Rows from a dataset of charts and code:
Start

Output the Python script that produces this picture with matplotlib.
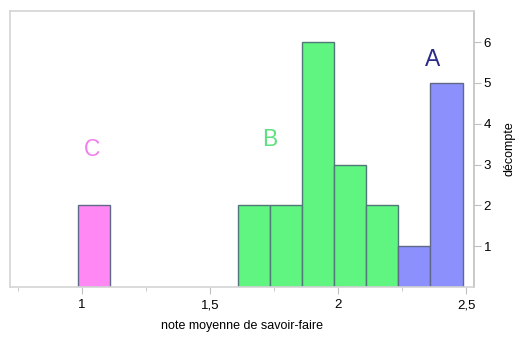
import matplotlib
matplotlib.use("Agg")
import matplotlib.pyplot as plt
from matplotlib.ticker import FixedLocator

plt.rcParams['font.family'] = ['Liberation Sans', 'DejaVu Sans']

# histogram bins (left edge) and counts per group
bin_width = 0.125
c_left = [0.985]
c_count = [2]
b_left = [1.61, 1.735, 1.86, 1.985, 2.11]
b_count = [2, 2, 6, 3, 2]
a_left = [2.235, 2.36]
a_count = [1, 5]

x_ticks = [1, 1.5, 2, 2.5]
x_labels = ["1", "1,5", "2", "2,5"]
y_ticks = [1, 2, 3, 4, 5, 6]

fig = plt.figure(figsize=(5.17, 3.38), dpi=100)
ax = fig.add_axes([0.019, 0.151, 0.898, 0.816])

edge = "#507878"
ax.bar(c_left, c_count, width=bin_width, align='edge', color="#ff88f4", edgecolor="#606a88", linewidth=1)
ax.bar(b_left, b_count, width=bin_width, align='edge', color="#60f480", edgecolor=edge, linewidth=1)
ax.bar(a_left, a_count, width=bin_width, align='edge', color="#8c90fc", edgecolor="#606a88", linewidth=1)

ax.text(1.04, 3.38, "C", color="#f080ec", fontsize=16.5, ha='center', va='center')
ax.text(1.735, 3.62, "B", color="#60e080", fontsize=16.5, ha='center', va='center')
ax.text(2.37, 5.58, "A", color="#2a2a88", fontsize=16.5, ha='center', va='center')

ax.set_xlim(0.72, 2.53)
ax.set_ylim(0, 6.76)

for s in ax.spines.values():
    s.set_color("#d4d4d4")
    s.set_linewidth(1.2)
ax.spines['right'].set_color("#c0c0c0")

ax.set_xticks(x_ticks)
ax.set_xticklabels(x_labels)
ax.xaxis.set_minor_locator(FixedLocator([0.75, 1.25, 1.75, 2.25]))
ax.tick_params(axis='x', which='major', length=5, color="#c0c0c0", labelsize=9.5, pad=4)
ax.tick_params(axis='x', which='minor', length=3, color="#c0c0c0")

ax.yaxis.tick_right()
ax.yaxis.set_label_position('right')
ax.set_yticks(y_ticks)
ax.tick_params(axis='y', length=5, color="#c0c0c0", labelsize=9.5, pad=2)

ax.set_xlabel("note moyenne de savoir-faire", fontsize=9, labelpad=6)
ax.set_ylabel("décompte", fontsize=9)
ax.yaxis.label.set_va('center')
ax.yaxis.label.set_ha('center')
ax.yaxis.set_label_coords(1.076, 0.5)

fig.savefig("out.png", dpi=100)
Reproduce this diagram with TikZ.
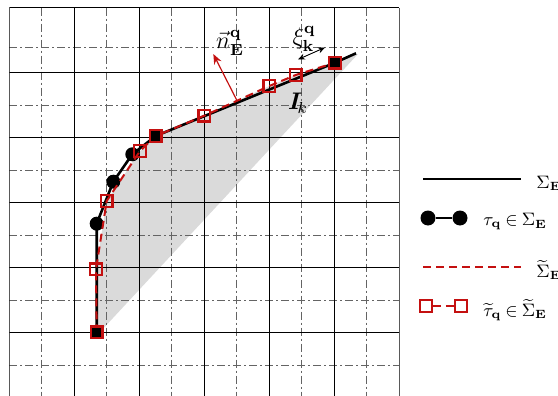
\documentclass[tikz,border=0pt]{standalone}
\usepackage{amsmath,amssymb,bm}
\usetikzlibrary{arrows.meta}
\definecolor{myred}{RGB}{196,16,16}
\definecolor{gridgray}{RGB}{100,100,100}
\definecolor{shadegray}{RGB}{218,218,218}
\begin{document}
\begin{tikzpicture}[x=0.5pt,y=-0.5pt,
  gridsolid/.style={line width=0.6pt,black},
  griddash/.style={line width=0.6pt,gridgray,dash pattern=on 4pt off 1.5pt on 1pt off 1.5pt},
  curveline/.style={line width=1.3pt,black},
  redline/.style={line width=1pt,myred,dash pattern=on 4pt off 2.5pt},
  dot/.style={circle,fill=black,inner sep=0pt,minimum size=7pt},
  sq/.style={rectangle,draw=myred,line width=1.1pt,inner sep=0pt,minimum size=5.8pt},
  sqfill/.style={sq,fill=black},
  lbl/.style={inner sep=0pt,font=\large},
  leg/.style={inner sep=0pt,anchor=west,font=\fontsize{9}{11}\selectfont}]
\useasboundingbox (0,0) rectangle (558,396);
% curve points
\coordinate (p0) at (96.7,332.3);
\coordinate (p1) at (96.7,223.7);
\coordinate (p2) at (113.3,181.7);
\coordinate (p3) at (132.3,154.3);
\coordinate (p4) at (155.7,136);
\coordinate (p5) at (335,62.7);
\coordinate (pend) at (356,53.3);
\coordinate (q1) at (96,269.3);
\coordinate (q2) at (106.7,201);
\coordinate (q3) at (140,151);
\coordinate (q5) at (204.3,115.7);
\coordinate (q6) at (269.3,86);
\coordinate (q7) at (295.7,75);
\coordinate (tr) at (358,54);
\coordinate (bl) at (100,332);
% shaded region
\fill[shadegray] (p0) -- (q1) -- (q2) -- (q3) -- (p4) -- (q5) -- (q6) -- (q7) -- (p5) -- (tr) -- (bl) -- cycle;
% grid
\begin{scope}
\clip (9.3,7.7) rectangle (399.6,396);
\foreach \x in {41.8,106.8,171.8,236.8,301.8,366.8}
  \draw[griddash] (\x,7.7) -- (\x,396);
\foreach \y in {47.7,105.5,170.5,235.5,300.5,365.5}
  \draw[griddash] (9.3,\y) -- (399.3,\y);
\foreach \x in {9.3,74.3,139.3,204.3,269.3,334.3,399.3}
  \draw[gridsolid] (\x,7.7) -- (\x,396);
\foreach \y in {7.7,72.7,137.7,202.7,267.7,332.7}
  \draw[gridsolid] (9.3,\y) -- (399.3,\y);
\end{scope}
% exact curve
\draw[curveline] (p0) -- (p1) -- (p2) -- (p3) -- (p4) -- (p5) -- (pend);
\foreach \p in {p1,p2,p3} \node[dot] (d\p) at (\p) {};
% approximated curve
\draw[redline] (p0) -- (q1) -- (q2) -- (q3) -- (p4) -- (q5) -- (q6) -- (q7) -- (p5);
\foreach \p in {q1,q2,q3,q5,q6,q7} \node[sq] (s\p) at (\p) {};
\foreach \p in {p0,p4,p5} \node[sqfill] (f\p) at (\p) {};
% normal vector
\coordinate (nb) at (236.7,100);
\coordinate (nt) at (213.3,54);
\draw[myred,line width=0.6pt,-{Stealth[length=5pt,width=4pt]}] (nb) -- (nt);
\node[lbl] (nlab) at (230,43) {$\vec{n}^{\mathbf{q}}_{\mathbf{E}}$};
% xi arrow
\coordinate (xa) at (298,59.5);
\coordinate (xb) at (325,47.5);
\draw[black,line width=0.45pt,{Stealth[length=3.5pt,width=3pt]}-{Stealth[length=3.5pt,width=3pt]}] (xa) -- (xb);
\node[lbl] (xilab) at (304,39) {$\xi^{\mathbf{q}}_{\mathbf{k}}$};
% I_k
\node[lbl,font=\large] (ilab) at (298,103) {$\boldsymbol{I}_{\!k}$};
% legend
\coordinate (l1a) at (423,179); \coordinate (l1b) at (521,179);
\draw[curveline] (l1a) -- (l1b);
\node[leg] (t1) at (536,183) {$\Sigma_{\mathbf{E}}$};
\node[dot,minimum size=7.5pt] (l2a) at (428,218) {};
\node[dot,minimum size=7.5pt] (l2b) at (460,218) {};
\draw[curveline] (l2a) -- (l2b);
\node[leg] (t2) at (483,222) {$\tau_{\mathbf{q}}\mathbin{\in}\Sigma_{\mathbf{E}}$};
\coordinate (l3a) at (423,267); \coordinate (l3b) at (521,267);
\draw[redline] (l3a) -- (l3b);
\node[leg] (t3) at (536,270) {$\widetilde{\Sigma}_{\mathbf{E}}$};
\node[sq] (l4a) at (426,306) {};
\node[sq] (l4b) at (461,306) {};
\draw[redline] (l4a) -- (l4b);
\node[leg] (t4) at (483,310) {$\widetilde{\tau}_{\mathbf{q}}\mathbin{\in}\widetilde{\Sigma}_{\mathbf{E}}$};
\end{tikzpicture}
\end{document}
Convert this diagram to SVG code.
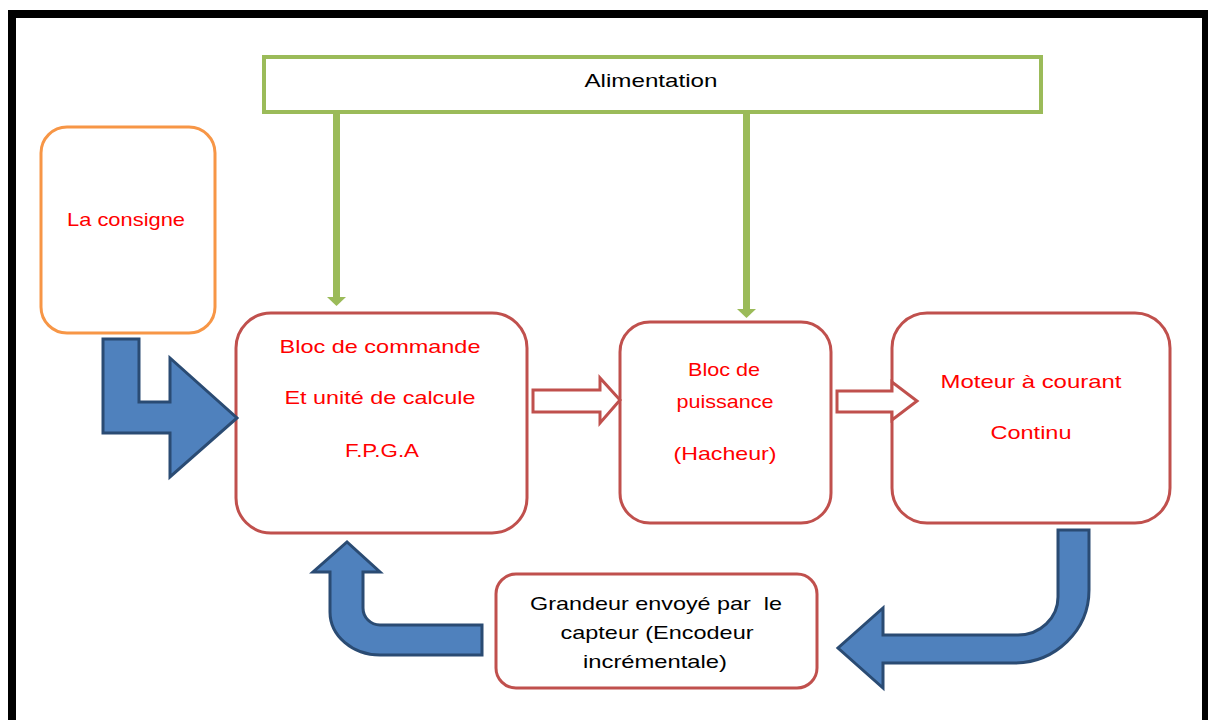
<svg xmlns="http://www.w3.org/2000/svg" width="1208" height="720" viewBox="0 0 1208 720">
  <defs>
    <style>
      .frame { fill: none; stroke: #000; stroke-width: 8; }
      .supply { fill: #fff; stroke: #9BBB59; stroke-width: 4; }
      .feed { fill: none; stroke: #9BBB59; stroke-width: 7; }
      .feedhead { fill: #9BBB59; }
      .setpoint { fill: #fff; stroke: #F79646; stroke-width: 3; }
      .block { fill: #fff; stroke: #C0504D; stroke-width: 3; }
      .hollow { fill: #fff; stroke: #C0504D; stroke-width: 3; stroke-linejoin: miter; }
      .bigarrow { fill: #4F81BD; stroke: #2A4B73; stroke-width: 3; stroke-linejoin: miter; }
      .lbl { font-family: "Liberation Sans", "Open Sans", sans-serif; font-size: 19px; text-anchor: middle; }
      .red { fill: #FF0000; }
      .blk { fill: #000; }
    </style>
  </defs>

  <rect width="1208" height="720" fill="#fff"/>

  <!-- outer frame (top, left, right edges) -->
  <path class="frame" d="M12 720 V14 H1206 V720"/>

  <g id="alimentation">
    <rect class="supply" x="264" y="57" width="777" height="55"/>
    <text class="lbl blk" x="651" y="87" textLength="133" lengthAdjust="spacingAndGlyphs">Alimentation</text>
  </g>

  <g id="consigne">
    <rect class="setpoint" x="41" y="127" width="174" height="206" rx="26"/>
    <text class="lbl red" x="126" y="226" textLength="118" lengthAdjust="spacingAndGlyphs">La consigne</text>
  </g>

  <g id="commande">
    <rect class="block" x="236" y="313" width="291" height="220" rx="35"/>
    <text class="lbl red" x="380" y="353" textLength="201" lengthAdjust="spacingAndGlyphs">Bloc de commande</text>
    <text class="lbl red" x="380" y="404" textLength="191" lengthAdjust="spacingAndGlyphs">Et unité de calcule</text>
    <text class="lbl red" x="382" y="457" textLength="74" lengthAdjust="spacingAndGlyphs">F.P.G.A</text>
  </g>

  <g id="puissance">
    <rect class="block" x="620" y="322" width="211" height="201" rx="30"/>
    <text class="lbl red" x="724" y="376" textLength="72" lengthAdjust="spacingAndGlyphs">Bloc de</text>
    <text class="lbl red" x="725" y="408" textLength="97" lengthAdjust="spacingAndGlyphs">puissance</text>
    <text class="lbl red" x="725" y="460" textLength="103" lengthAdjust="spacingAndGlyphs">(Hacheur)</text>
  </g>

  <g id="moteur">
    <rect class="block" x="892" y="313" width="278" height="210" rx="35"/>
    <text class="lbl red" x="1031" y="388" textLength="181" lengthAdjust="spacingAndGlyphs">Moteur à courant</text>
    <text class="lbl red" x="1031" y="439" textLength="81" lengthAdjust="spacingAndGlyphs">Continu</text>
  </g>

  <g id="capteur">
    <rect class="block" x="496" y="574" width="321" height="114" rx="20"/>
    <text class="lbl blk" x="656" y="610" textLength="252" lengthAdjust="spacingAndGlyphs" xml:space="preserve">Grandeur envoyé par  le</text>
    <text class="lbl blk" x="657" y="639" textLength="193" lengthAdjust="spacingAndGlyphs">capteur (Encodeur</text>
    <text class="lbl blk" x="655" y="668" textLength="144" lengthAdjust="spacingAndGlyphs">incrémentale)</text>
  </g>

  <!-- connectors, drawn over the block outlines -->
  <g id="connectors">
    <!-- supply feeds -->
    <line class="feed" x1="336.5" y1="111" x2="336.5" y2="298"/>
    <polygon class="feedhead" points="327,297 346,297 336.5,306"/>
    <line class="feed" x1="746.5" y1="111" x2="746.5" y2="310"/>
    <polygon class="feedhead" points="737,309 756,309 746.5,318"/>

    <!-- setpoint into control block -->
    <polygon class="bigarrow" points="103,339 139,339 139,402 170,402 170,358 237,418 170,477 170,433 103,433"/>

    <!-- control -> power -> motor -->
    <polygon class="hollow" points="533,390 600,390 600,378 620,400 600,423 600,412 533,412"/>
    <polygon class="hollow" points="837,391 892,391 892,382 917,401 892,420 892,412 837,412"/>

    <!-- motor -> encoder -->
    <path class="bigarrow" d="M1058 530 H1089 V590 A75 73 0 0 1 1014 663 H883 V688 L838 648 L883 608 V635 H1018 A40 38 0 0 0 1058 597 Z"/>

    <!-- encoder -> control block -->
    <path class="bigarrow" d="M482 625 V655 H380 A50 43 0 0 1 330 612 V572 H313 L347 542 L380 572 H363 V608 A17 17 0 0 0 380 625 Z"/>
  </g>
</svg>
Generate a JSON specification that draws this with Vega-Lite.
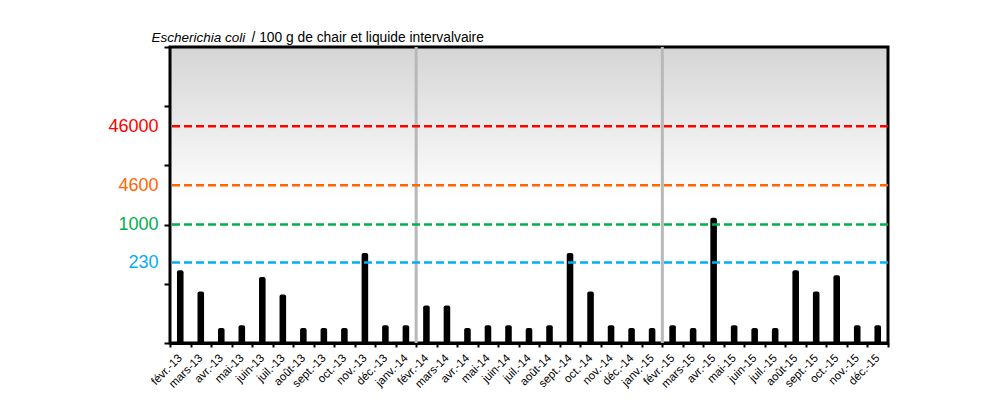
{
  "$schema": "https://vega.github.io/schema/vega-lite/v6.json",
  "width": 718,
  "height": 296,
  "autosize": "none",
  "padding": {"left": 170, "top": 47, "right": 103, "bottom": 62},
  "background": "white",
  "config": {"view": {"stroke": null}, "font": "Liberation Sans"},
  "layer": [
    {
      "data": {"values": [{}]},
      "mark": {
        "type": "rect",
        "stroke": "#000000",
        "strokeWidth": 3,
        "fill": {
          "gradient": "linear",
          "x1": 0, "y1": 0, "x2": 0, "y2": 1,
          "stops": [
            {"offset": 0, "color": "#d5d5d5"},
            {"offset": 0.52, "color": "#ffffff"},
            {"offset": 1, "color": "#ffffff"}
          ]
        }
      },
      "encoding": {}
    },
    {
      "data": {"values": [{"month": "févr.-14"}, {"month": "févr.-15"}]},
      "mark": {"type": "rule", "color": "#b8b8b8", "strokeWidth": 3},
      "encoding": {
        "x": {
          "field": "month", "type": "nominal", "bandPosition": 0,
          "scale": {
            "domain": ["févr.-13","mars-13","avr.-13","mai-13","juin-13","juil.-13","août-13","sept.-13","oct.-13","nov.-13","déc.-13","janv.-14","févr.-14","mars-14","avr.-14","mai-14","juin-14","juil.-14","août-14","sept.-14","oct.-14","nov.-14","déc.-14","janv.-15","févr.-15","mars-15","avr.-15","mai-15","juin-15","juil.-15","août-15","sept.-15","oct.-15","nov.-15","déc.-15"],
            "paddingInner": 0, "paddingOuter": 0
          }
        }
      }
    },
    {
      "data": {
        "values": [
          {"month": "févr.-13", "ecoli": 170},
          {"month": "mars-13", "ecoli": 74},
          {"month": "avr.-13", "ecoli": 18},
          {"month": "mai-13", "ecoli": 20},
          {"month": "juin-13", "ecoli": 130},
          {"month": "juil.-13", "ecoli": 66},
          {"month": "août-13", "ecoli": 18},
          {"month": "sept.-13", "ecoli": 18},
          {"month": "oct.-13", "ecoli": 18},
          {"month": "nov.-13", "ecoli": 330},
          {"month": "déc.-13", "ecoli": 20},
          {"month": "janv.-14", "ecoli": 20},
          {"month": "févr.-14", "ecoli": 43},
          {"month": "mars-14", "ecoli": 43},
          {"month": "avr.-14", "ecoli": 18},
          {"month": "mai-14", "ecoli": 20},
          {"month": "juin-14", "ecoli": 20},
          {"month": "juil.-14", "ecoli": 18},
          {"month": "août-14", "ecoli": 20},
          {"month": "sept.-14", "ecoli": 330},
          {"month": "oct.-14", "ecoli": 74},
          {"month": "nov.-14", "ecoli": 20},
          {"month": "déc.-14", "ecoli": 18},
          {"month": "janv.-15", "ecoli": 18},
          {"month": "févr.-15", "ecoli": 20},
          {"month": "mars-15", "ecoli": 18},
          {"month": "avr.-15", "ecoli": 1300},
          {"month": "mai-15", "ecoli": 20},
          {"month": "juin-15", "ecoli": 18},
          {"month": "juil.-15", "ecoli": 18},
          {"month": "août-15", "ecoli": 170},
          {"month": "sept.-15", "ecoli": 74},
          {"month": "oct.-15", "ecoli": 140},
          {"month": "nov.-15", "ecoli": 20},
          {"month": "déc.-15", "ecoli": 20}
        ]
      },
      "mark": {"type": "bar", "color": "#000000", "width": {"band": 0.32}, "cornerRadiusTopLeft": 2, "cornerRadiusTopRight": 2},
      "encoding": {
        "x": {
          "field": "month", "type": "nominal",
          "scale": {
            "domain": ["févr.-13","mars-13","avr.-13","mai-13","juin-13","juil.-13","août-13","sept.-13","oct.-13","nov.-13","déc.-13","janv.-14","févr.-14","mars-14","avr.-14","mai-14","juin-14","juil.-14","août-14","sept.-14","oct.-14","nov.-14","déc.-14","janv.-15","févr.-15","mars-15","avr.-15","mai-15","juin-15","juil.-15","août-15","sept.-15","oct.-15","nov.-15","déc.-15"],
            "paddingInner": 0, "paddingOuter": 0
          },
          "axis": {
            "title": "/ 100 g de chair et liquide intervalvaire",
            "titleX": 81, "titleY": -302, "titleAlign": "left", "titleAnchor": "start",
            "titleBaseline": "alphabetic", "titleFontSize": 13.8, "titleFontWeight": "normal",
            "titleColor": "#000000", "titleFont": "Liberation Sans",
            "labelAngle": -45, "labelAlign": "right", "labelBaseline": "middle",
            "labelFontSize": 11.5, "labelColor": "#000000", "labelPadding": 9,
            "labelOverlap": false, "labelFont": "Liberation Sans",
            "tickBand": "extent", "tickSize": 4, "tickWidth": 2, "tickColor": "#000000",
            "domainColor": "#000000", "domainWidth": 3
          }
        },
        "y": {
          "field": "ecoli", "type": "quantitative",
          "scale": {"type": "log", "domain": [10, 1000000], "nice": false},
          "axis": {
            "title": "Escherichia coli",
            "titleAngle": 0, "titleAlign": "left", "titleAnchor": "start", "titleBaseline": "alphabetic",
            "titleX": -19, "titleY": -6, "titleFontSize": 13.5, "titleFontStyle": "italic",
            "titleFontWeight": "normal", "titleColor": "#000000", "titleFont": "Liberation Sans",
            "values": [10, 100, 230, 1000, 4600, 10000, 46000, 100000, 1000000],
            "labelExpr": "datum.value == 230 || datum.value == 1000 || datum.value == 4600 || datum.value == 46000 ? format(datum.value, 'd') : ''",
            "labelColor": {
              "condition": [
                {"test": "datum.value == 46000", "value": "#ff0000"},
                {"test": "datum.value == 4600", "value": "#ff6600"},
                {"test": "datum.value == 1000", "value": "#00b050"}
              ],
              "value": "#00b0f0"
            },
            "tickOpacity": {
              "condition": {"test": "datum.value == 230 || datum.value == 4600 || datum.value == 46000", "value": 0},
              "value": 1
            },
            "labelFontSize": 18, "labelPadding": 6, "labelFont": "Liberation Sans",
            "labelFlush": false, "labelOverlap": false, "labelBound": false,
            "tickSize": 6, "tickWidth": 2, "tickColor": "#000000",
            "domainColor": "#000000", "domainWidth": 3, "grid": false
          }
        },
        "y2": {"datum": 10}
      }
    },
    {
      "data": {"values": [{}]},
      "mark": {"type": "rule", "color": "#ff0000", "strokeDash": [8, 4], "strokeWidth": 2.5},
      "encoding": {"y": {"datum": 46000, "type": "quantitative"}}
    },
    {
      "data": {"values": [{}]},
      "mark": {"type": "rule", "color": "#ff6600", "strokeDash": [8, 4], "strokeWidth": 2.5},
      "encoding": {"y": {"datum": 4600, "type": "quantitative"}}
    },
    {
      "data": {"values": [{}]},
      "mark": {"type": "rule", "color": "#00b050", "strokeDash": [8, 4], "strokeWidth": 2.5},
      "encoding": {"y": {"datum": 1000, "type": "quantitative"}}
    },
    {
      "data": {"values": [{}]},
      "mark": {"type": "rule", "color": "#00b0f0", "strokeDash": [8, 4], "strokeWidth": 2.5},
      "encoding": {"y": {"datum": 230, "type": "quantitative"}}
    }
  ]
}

End

JOB: Check each line above for the string "this", then copy the ones that have it.

IN RESPONSE:
Output the Python script that produces this picture with matplotlib.
Reproduce this diagram with TikZ.
Convert this diagram to SVG code.
Generate a JSON specification that draws this with Vega-Lite.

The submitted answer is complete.